The Titan as it spun the rollers bone stock a few years ago.

The video above shows the parts very well and features the angled intercooler placement to fit the front bumper perfectly.


Here is our stock baseline in blue and the GTM SC kit making a peak of 5 psi at the very top of the RPMs. At 4500 RPMs the truck picked up 65 torque and 57 whp. Peak power is 108 whp higher and 70 more torque.

Never happy with what we have, we began the process of adding more modifications. A MagnaFlow Catback was added, Cajun Catted B-Pipes, and JBA Headers.


For the money, it is hard to beat this catback offered in the Titan\Armada community.


The JBA headers were very nice, but proved to be tough to install due to the flange holes being too small. We had to drill out each hole so we could install the headers onto the factory studs. Surprisingly even after 10k+ miles of forced induction and over 45k miles, the stock exhaust manifolds had survived and not cracked! NA Titans are known to severely crack their manifolds, check a previous post here.

Once we had all our exhaust parts installed, the sound proved to be extremely loud, even with cats and a 22″ muffler. This was remedied with the addition of a Vibrant Ultra Quiet Resonator. This resonator did wonders in improving sound quality and lowering it.


The Vibrant UQ Resonator

We next moved to improving the induction of the GTM kit. In the video above you can clearly see the air filter located in the engine bay. We went a step further and made ourselves a “cold air intake” by relocating the filter to the upper fender area.

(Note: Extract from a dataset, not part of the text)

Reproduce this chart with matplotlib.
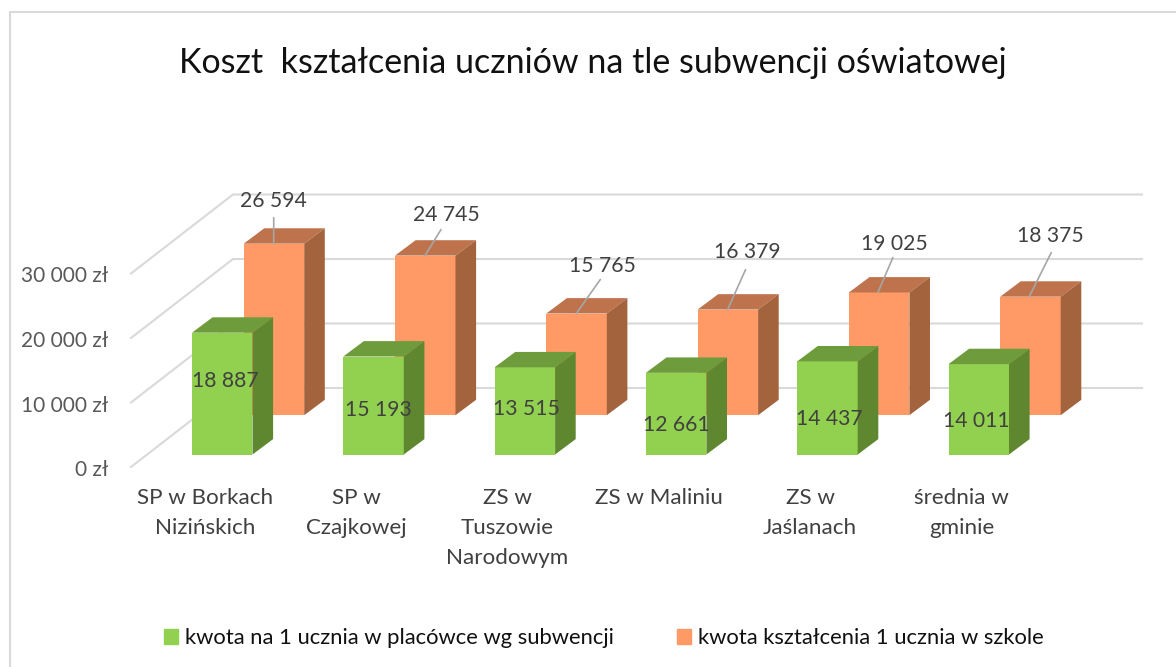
#%%
# -*- coding: utf-8 -*-
import matplotlib
matplotlib.use('Agg')
import matplotlib.pyplot as plt
from matplotlib.patches import Patch

plt.rcParams['font.family'] = ['Lato', 'DejaVu Sans']

#%% dane
categories = ['SP w Borkach\nNizińskich', 'SP w\nCzajkowej', 'ZS w\nTuszowie\nNarodowym',
              'ZS w Maliniu', 'ZS w\nJaślanach', 'średnia w\ngminie']
subwencja = [18887, 15193, 13515, 12661, 14437, 14011]
koszt = [26594, 24745, 15765, 16379, 19025, 18375]
y_ticks = [0, 10000, 20000, 30000]
y_labels = ['0 zł', '10 000 zł', '20 000 zł', '30 000 zł']
name_subwencja = 'kwota na 1 ucznia w placówce wg subwencji'
name_koszt = 'kwota kształcenia 1 ucznia w szkole'
title = 'Koszt  kształcenia uczniów na tle subwencji oświatowej'

#%% uklad (px)
W, H = 1176, 667
PX_X = 151.3       # px per kategoria
PX_Y = 0.00645     # px per zl
X0, Y0 = 192, 454.5  # lewy dolny rog pierwszego zielonego slupka
BAR_W = 60.5 / PX_X
DEPTH_X = 20.6 / PX_X
DEPTH_Y = 15.4 / PX_Y
SHIFT_X = 51.7 / PX_X    # przesuniecie drugiej serii
SHIFT_Y = 39.3 / PX_Y


def fmt(v):
    return f'{v:,}'.replace(',', ' ')


def bar3d(ax, x, base, val, front, top, side, z):
    ax.bar(x, val, BAR_W, bottom=base, align='edge', color=front, zorder=z)
    h = base + val
    ax.fill([x, x + BAR_W, x + BAR_W + DEPTH_X, x + DEPTH_X],
            [h, h, h + DEPTH_Y, h + DEPTH_Y], color=top, lw=0, zorder=z)
    ax.fill([x + BAR_W, x + BAR_W + DEPTH_X, x + BAR_W + DEPTH_X, x + BAR_W],
            [base, base + DEPTH_Y, h + DEPTH_Y, h], color=side, lw=0, zorder=z)


fig = plt.figure(figsize=(W / 100, H / 100), dpi=100)
ax = fig.add_axes([0, 0, 1, 1])
ax.set_xlim(-X0 / PX_X, (W - X0) / PX_X)
ax.set_ylim((Y0 - H) / PX_Y, Y0 / PX_Y)
ax.axis('off')

# ramka: tylko lewa i gorna krawedz widoczna na obrazku
fig.add_artist(plt.Line2D([10 / W, 10 / W, 1], [0, 1 - 12 / H, 1 - 12 / H], transform=fig.transFigure,
                          color='#D9D9D9', lw=1.5))

# siatka: sciana boczna i tylna
x_front = (131 - X0) / PX_X
x_back = (233 - X0) / PX_X
x_end = (1142 - X0) / PX_X
y_front = -12.5 / PX_Y
y_back = 66.5 / PX_Y
for v, lab in zip(y_ticks, y_labels):
    ax.plot([x_front, x_back, x_end], [v + y_front, v + y_back, v + y_back],
            color='#D9D9D9', lw=1.5, zorder=1)
    ax.text((108 - X0) / PX_X, v + y_front - 3 / PX_Y, lab, ha='right', va='center',
            fontsize=15, color='#595959')

# slupki, najpierw tylna seria
for i, (a, b) in enumerate(zip(subwencja, koszt)):
    bar3d(ax, i + SHIFT_X, SHIFT_Y, b, '#FF9966', '#BF734D', '#A3633D', 2)
    bar3d(ax, i, 0, a, '#92D050', '#6E9C3C', '#5E8730', 3)

# etykiety danych: przesuniecia w px
green_off = [(33, -48), (35, -53), (32, -42), (30, -52), (32, -58), (28, -57)]
orange_txt = [(30, 43), (51, 41), (56, 48), (50, 58), (45, 48), (50, 61)]
# leader: poczatek na przedniej krawedzi, koniec wzgledem poczatku
orange_start = [30, 30, 30, 30, 29, 29]
orange_lin = [(0, 26), (16, 26), (24, 34), (18, 40), (15, 35), (22, 44)]
for i, (a, b) in enumerate(zip(subwencja, koszt)):
    ax.annotate(fmt(a), (i, a), xytext=green_off[i], textcoords='offset pixels',
                ha='center', va='center', fontsize=15.2, color='#404040', zorder=5)
    xb = i + SHIFT_X
    yb = SHIFT_Y + b
    ax.annotate(fmt(b), (xb, yb), xytext=orange_txt[i], textcoords='offset pixels',
                ha='center', va='center', fontsize=15.2, color='#404040', zorder=5)
    ax.annotate('', (xb + orange_start[i] / PX_X, yb), xytext=orange_lin[i], textcoords='offset pixels',
                arrowprops=dict(arrowstyle='-', color='#A6A6A6', lw=1.2, shrinkA=0, shrinkB=0), zorder=4)

# etykiety kategorii
for i, c in enumerate(categories):
    ax.text(i + (205 - X0) / PX_X, (Y0 - 488) / PX_Y, c, ha='center', va='top',
            fontsize=16.1, color='#404040', linespacing=1.62)

fig.text(593 / W, 1 - 63 / H, title, ha='center', va='center', fontsize=24.5, color='#111111')

handles = [Patch(color='#92D050', label=name_subwencja), Patch(color='#FF9966', label=name_koszt)]
fig.legend(handles=handles, loc='center', bbox_to_anchor=(604 / W, 1 - 638 / H), ncol=2, frameon=False,
           fontsize=15.8, handlelength=0.64, handleheight=0.64, handletextpad=0.32, columnspacing=2.85,
           labelcolor='#111111')

fig.savefig('out.png', dpi=100)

Our custom CAI. No more engine bay heat adding to the overall air intake temps. A nice plate surrounds our secondary pipe in the fender.


We hit the dyno after installing all our exhaust and induction modifications. Our blue run is the GTM SC Kit with NO other mods. Red is WITH our added modifications. We were NOT surprised to see the drop in power up top. One downside of actually making the engine more efficient is you make it harder for there to be restriction which is a measurement of boost. Since we removed restriction, we lost boost, and hence we lost some power. Our power loss was specific to the high end of the RPMs coming in at 5500 RPMs. Our mods proved that making things more efficient we were able to gain more low end power with less boost. What are we to do next? How do we regain our power up top?


We looked at our next deal maker, the SC pulley size. The larger the pulley, the slower it will spin. The smaller, the quicker and the more boost it will produce for a given engine speed and balancer size. One must take care in making sure to not overspeed the supercharger. Thankfully for us our engine only revs to about 6100 RPMs, giving the SC some headroom from overspeed. The pulley on the kit came with a 92mm. We stepped “down” to the smallest offering of 84mm. Many thanks to Pablo at GTM for hand delivering the pulley to us! Thank you so much! What did the 8mm decrease in size get us?


This graph shows the base GTM kit with no mods in red, our bolt on mods with the base GTM 92mm pulley in blue, and our 84mm pulley with mods (latest and final) in green. We picked up significant power all over. Peak torque now comes in nicely with a total of 447 and peak power of 413. We found an average gain of 30 whp and torque throughout the powerband. Boost came back up to 6 psi.

The last upgrade we performed was a Eaton True Trac LSD for DRAMATICALLY improved grip and 3.73 rear end gears, up from a pathetic 2.93. Needless to say, the Titan has embarrassed its share of cars who were left shocked and speechless.